## TASK STATEMENT
Write out again, exactly as they appear, the lines from the line with "Write the Plotly code for this chart." through the line with "11, 11, 16]". Do not include any pictures.

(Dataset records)
** BEGIN **

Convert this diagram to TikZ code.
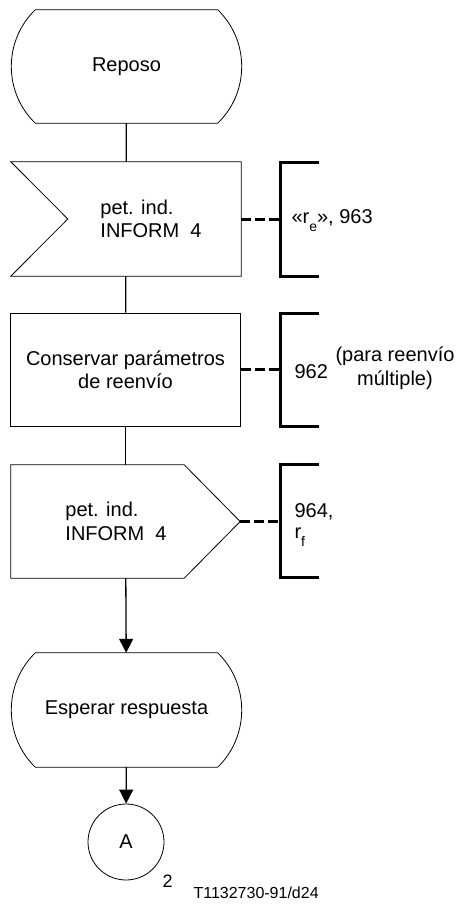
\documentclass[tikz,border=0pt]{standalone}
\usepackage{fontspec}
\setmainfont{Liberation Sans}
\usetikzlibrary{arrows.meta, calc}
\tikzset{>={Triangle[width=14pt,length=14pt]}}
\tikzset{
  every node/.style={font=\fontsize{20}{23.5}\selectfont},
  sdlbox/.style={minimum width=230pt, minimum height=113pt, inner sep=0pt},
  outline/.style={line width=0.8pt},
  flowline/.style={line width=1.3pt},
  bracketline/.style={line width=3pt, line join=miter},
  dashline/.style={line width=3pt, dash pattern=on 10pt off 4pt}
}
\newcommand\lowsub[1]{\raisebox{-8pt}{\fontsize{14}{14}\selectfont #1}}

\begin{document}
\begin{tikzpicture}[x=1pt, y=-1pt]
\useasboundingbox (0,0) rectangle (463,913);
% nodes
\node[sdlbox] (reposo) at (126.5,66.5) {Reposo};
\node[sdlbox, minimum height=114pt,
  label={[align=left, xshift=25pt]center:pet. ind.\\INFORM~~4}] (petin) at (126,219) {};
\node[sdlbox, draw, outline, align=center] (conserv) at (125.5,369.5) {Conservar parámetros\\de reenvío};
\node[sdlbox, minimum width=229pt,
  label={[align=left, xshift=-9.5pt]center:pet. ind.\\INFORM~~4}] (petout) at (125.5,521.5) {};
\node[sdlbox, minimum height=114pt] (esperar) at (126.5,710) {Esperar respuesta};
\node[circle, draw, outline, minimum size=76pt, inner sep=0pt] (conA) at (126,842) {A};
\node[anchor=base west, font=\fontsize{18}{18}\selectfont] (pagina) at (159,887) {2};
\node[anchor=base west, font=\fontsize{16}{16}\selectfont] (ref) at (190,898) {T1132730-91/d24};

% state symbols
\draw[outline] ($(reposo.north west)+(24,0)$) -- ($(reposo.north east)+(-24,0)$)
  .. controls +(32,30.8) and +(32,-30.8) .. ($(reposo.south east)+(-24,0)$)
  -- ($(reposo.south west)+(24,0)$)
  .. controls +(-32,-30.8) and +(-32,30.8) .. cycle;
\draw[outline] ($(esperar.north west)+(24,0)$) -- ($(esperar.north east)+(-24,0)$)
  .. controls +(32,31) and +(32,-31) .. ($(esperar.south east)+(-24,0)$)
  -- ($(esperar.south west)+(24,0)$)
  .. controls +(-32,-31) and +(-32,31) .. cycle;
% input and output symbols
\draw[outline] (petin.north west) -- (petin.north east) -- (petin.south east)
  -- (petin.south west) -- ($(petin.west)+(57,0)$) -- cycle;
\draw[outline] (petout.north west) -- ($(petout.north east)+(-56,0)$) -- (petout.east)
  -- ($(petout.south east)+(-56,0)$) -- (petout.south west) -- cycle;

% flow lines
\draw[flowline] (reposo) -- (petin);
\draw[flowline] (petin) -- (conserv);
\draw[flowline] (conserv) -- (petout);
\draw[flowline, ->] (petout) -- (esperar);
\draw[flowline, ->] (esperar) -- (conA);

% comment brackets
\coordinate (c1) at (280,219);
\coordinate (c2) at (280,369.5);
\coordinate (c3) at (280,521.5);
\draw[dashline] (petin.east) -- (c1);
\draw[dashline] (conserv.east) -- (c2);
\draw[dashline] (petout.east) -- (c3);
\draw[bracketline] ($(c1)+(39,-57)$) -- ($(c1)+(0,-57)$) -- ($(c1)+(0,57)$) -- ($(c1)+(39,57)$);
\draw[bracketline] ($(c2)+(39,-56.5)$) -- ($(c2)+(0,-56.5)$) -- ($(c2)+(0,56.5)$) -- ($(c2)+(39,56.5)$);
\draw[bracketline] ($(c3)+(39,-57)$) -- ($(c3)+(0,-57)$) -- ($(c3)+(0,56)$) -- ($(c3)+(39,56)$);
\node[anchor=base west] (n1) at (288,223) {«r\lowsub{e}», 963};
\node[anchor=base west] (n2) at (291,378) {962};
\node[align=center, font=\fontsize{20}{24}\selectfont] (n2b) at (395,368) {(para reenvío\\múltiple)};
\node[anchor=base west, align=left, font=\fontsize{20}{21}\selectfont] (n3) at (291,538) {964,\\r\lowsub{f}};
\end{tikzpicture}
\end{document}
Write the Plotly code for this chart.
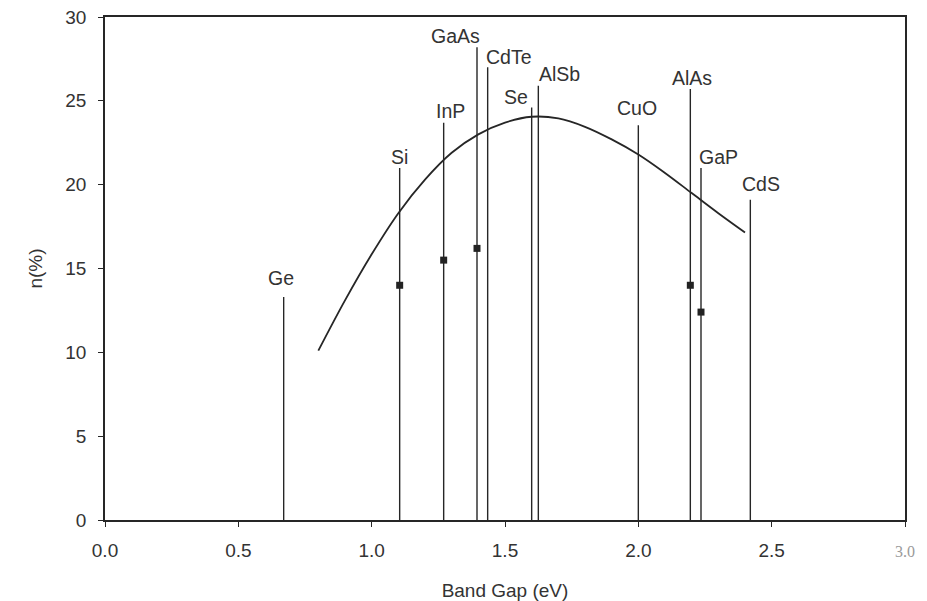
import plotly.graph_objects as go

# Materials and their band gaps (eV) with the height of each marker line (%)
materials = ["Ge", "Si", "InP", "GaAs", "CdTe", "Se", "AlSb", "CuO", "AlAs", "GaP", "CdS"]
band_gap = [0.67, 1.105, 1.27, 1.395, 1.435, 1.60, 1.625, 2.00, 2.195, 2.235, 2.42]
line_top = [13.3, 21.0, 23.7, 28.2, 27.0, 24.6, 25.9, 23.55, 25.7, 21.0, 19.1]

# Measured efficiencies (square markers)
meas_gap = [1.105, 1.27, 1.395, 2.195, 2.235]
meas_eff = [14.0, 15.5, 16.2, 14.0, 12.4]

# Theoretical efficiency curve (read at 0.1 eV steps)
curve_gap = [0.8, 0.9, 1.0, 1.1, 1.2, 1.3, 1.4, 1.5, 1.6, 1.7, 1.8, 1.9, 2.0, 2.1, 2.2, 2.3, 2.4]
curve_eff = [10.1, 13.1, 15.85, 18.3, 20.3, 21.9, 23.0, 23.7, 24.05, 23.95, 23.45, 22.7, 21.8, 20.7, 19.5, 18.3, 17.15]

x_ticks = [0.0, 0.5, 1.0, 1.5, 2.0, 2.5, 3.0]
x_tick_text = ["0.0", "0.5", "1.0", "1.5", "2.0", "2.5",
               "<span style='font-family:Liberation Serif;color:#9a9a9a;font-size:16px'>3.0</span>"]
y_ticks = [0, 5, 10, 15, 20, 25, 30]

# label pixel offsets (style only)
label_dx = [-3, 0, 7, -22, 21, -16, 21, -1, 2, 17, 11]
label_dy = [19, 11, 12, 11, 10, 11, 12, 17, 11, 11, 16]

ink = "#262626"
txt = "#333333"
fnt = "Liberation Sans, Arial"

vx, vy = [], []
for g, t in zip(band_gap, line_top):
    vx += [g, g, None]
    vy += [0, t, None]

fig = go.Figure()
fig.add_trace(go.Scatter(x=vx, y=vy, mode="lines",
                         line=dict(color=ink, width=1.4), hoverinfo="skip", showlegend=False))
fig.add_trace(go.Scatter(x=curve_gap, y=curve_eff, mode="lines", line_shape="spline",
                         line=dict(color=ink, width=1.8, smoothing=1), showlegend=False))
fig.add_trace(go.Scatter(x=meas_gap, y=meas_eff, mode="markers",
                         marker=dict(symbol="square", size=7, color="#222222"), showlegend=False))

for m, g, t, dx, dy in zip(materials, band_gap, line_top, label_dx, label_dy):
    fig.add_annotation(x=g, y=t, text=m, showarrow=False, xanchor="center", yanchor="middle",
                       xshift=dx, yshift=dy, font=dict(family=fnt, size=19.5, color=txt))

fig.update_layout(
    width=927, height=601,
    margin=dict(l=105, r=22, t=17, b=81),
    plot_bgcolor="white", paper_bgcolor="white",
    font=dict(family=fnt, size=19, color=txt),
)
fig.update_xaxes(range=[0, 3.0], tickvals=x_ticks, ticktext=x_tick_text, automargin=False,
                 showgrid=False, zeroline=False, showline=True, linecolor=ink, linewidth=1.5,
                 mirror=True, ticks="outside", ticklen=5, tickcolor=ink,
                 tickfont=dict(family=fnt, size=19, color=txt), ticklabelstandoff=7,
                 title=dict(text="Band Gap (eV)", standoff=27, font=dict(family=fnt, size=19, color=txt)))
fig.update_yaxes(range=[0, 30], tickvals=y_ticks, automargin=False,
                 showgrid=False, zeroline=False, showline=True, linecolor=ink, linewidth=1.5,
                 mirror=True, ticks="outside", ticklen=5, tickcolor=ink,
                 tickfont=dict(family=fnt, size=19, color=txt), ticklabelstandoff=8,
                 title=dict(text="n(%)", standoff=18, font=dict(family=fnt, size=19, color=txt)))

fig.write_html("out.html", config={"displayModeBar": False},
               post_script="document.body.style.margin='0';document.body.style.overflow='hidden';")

** END **

## TASK RESPONSE
Write the Plotly code for this chart.
import plotly.graph_objects as go

# Materials and their band gaps (eV) with the height of each marker line (%)
materials = ["Ge", "Si", "InP", "GaAs", "CdTe", "Se", "AlSb", "CuO", "AlAs", "GaP", "CdS"]
band_gap = [0.67, 1.105, 1.27, 1.395, 1.435, 1.60, 1.625, 2.00, 2.195, 2.235, 2.42]
line_top = [13.3, 21.0, 23.7, 28.2, 27.0, 24.6, 25.9, 23.55, 25.7, 21.0, 19.1]

# Measured efficiencies (square markers)
meas_gap = [1.105, 1.27, 1.395, 2.195, 2.235]
meas_eff = [14.0, 15.5, 16.2, 14.0, 12.4]

# Theoretical efficiency curve (read at 0.1 eV steps)
curve_gap = [0.8, 0.9, 1.0, 1.1, 1.2, 1.3, 1.4, 1.5, 1.6, 1.7, 1.8, 1.9, 2.0, 2.1, 2.2, 2.3, 2.4]
curve_eff = [10.1, 13.1, 15.85, 18.3, 20.3, 21.9, 23.0, 23.7, 24.05, 23.95, 23.45, 22.7, 21.8, 20.7, 19.5, 18.3, 17.15]

x_ticks = [0.0, 0.5, 1.0, 1.5, 2.0, 2.5, 3.0]
x_tick_text = ["0.0", "0.5", "1.0", "1.5", "2.0", "2.5",
               "<span style='font-family:Liberation Serif;color:#9a9a9a;font-size:16px'>3.0</span>"]
y_ticks = [0, 5, 10, 15, 20, 25, 30]

# label pixel offsets (style only)
label_dx = [-3, 0, 7, -22, 21, -16, 21, -1, 2, 17, 11]
label_dy = [19, 11, 12, 11, 10, 11, 12, 17, 11, 11, 16]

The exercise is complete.